Des factures trop lourdes, les résidents à bout
Depuis le 3 janvier, une entreprise, envoyée par l'Office public de l'habitat (OPH) des Hautes-Alpes, le bailleur social de l’immeuble, est venue faire des relevés dans certains appartements. Aucun retour n’a été fait aux habitants depuis cette visite.
Jacqueline a donc décidé de prendre les choses en main: "Je suis allée frapper à toutes les portes. Je parle au nom de tout le monde: on n'en peut plus, ça atteint le moral de tout le monde. Certaines personnes qui m’ont ouvert leurs portes étaient habillées avec leur manteau et leur bonnet."
Pour Samia*, mère de deux enfants, c’est un enfer de voir ses enfants dans cette situation: "Nous on peut supporter, mais les enfants, ils ne veulent plus manger dans la cuisine, ni se doucher. On dort tous ensemble dans le salon pour se tenir chaud", s’indigne la jeune mère.
Contre les courants d’air sous les fenêtres et l'humidité, chacun a ses techniques. Certains dorment avec plusieurs couches de vêtements et de couvertures face au froid. D’autres, comme Patricia, multiplient les bouillottes: "Et j’ai une couverture chauffante en plus. Malgré tout ça, je me réveille toutes les heures à cause du froid", déplore-t-elle.
Pour beaucoup de résidents, les factures de chauffage envoyées par l’OPH 05 sont indécentes. "J’aimerais qu’on m’explique: je paie 110 euros pour le chauffage collectif tous les mois, mais mes thermomètres affichent rarement plus de 16°C dans mon appartement", dénonce Patricia.
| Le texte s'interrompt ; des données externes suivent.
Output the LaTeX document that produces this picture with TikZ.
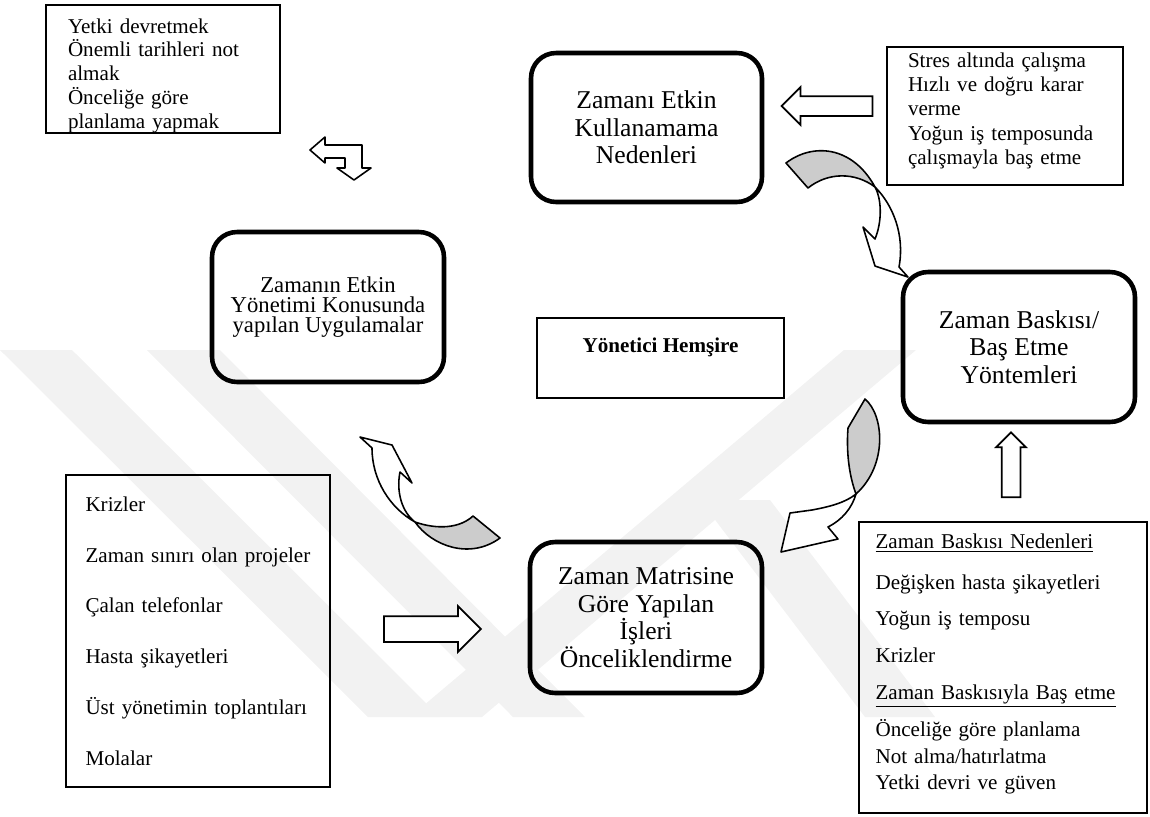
\documentclass[tikz,border=0pt]{standalone}
\usepackage{fontspec}
\setmainfont{Liberation Serif}
\usetikzlibrary{shapes.arrows}

\tikzset{
  roundbox/.style={draw, line width=2.6pt, rounded corners=0.5cm, align=center, inner sep=0pt,
    font=\fontsize{14.6}{15.7}\selectfont},
  listbox/.style={draw, line width=1pt, align=left, inner sep=0pt,
    font=\fontsize{12}{13.8}\selectfont},
  blockarrow/.style={single arrow, draw, line width=1pt, fill=white,
    single arrow head indent=0pt, minimum width=0pt},
  foldback/.style={draw, line width=0.9pt, fill=gray!40, line join=round},
  foldfront/.style={draw, line width=0.9pt, fill=white, line join=round},
  wmband/.style={fill=black!5, draw=none}
}

\begin{document}
\begin{tikzpicture}[x=0.02cm, y=-0.02cm]
  \useasboundingbox (0,0) rectangle (1150,816);

  % faint watermark behind everything
  \fill[wmband] (0,350) -- (72,350) -- (440,717) -- (368,717) -- cycle;
  \fill[wmband] (147,350) -- (220,350) -- (585,717) -- (513,717) -- cycle;
  \fill[wmband] (410,717) -- (482,717) -- (916,350) -- (844,350) -- cycle;
  \fill[wmband] (700,500) -- (770,500) -- (935,717) -- (865,717) -- cycle;

  % boxes
  \node[listbox, font=\fontsize{12}{13.5}\selectfont, text width=3.8cm, minimum width=4.68cm, minimum height=2.56cm] (tips) at (163,69)
    {\rule{0pt}{15.8pt}Yetki devretmek\\Önemli tarihleri not\\almak\\Önceliğe göre\\planlama yapmak};
  \node[roundbox, minimum width=4.62cm, minimum height=2.98cm] (causes) at (646.5,127.5)
    {Zamanı Etkin\\Kullanamama\\Nedenleri};
  \node[listbox, text width=3.88cm, minimum width=4.72cm, minimum height=2.76cm] (stress) at (1005,116)
    {Stres altında çalışma\\Hızlı ve doğru karar\\verme\\Yoğun iş temposunda\\çalışmayla baş etme\rule[-8.5pt]{0pt}{0pt}};
  \node[roundbox, font=\fontsize{12.9}{11.5}\selectfont, minimum width=4.64cm, minimum height=3cm] (practices) at (328,307)
    {Zamanın Etkin\\Yönetimi Konusunda\\yapılan Uygulamalar};
  \node[draw, line width=1pt, font=\bfseries\fontsize{12}{14}\selectfont, inner sep=0pt,
    text height=8.5pt, text depth=15pt, minimum width=4.94cm, minimum height=1.6cm] (hub) at (660.5,358)
    {Yönetici Hemşire};
  \node[roundbox, minimum width=4.64cm, minimum height=3cm] (pressure) at (1019,347)
    {Zaman Baskısı/\\Baş Etme\\Yöntemleri};
  \node[roundbox, minimum width=4.64cm, minimum height=3.02cm] (matrix) at (646,617.5)
    {Zaman Matrisine\\Göre Yapılan\\İşleri\\Önceliklendirme};
  \node[listbox, font=\fontsize{12}{28.9}\selectfont, text width=4.5cm, minimum width=5.28cm, minimum height=6.24cm] (wasters) at (198,631)
    {Krizler\\Zaman sınırı olan projeler\\Çalan telefonlar\\Hasta şikayetleri\\Üst yönetimin toplantıları\\Molalar};
  \node[listbox, font=\fontsize{12}{15}\selectfont, text width=5.1cm, minimum width=5.76cm, minimum height=5.82cm] (coping) at (1003,667.5)
    {\underline{Zaman Baskısı Nedenleri}\\[8pt]Değişken hasta şikayetleri\\[6pt]Yoğun iş temposu\\[6pt]Krizler\\[6pt]%
     \underline{Zaman Baskısıyla Baş etme}\\[6pt]Önceliğe göre planlama\\Not alma/hatırlatma\\Yetki devri ve güven\rule[-6.6pt]{0pt}{0pt}};

  % straight block arrows
  \node[blockarrow, shape border rotate=180, minimum height=1.82cm, inner sep=0.18cm,
    single arrow head extend=0.18cm] (leftarr) at (832,106) {};
  \node[blockarrow, minimum height=1.94cm, inner sep=0.24cm,
    single arrow head extend=0.2cm] (rightarr) at (426,629) {};
  \node[blockarrow, shape border rotate=90, minimum height=1.3cm, inner sep=0.17cm,
    single arrow head extend=0.11cm] (uparr) at (1011,469.5) {};

  % bent arrow under the tips box
  \draw[foldfront] (310,150) -- (325,137) -- (325,145) -- (362,145) -- (362,168) -- (371,168)
    -- (354,180) -- (337,168) -- (345,168) -- (345,158) -- (325,158) -- (325,163) -- cycle;

  % curved arrow: causes -> pressure
  \draw[foldback] (786,163) .. controls (812,143) and (852,145) .. (875,187)
    .. controls (855,172) and (828,172) .. (808,188) -- cycle;
  \draw[foldfront] (875,187) .. controls (893,205) and (905,235) .. (899,267) -- (908,277) -- (875,266)
    -- (863,227) -- (875,239) .. controls (882,222) and (882,200) .. (875,187) -- cycle;

  % curved arrow: pressure -> matrix
  \draw[foldback] (865,399) -- (848,428) .. controls (846,455) and (850,478) .. (856,494)
    .. controls (888,465) and (884,415) .. (865,399) -- cycle;
  \draw[foldfront] (856,494) .. controls (845,503) and (828,507) .. (812,510) -- (790,513) -- (781,552)
    -- (838,539) -- (828,527) .. controls (842,520) and (852,508) .. (856,494) -- cycle;

  % curved arrow: matrix -> practices
  \draw[foldfront] (415,522) .. controls (390,508) and (372,480) .. (372,448) -- (360,437) -- (392,445)
    -- (412,483) -- (400,472) .. controls (396,492) and (402,512) .. (415,522) -- cycle;
  \draw[foldback] (415,522) .. controls (432,546) and (470,560) .. (500,538) -- (473,516)
    .. controls (460,528) and (438,530) .. (415,522) -- cycle;
\end{tikzpicture}
\end{document}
David*, quant à lui travailleur dans le bâtiment et père d’un jeune garçon, s’indigne: "Qu’ils nous coupent le chauffage, je préfère garder mon argent et me couvrir plus."
Pas de réponse de l'OPH
Ces températures, en plus d'altérer la santé mentale des résidents, fragilisent des personnes déjà vulnérables. "Je suis retraitée, j’ai de l’arthrose... Quand je reste trop longtemps chez moi, les douleurs sont insupportables. C’est une angoisse d’être dans ma maison je fais tout pour partir le plus souvent possible", confesse Patricia.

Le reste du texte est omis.